## [Task directions]
In the material below, find every line with "matplotlib" and pull it out.

## [Supplied material]

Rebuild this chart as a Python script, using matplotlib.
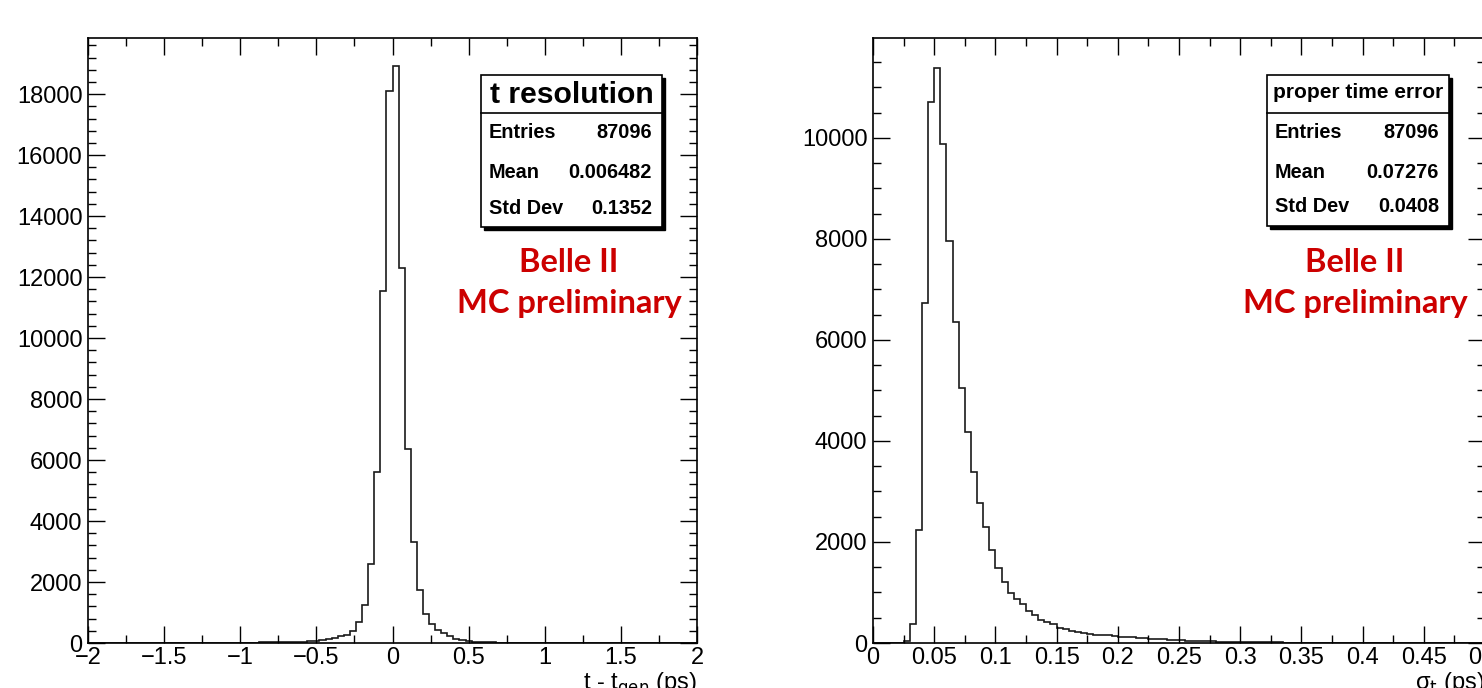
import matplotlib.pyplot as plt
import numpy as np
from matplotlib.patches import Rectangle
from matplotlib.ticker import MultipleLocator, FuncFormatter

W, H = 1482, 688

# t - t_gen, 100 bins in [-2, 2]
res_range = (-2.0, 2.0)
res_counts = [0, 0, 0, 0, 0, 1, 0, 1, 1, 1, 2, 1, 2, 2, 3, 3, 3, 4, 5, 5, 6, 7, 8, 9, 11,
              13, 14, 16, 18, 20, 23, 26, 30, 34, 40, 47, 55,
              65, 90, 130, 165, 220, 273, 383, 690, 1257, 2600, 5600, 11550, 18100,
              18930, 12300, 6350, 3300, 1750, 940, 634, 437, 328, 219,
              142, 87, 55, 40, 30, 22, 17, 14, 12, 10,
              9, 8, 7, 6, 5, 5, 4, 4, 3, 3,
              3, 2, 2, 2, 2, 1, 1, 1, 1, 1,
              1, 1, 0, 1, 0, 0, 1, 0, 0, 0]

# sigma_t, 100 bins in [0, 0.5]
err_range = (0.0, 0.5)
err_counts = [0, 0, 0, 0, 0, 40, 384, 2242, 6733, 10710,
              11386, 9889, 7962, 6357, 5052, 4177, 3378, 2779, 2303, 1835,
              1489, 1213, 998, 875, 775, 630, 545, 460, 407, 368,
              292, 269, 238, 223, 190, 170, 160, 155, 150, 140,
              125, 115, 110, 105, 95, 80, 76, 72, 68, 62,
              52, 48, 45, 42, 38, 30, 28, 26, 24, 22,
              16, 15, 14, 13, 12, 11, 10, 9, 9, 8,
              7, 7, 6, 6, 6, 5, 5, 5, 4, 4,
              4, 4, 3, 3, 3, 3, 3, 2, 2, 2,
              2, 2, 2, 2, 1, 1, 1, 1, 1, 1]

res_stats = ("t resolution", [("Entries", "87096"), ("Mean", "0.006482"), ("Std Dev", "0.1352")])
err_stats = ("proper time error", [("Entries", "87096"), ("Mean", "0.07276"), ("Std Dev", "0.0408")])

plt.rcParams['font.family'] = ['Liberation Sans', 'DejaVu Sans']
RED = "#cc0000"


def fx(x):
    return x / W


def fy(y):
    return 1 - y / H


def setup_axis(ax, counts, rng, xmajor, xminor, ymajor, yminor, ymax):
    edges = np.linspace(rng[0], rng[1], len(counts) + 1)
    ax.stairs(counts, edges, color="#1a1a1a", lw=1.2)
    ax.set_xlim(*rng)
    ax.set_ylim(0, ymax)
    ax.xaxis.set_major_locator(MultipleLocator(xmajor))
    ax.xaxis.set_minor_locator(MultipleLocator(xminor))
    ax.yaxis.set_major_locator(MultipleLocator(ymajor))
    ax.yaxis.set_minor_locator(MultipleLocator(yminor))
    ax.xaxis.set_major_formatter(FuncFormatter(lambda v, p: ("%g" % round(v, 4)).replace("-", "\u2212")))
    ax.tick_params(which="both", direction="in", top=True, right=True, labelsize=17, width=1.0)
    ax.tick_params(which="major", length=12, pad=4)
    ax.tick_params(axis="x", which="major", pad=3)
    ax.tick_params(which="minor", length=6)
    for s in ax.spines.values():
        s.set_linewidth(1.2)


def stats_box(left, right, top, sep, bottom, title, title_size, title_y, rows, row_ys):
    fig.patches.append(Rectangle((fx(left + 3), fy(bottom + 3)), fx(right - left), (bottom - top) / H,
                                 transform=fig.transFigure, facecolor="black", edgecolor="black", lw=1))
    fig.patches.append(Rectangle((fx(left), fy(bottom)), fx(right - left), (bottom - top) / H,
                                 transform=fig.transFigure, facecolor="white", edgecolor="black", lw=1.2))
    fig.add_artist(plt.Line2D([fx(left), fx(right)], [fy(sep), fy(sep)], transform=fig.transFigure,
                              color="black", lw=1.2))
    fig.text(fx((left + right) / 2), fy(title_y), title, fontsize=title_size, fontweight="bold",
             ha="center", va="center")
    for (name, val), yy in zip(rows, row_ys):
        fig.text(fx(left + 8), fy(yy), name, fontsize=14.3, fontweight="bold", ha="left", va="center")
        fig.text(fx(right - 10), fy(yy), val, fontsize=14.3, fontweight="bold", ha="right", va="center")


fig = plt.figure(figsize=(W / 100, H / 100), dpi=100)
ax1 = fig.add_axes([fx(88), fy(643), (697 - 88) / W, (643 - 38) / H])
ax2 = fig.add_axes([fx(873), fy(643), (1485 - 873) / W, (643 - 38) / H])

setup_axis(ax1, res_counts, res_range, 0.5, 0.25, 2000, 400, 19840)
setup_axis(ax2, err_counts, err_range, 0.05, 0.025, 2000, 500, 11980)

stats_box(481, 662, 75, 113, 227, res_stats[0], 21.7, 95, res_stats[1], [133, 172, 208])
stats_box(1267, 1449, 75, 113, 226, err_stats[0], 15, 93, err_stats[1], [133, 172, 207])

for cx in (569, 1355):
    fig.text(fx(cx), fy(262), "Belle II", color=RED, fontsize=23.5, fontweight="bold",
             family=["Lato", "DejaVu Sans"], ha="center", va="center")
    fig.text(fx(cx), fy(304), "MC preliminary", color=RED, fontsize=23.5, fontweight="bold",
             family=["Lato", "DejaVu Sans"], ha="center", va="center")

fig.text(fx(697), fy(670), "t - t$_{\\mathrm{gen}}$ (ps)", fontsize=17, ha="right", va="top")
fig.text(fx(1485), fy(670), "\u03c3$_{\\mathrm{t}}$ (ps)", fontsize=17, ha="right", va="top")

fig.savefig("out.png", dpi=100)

## [Task output]
Rebuild this chart as a Python script, using matplotlib.
import matplotlib.pyplot as plt
from matplotlib.patches import Rectangle
from matplotlib.ticker import MultipleLocator, FuncFormatter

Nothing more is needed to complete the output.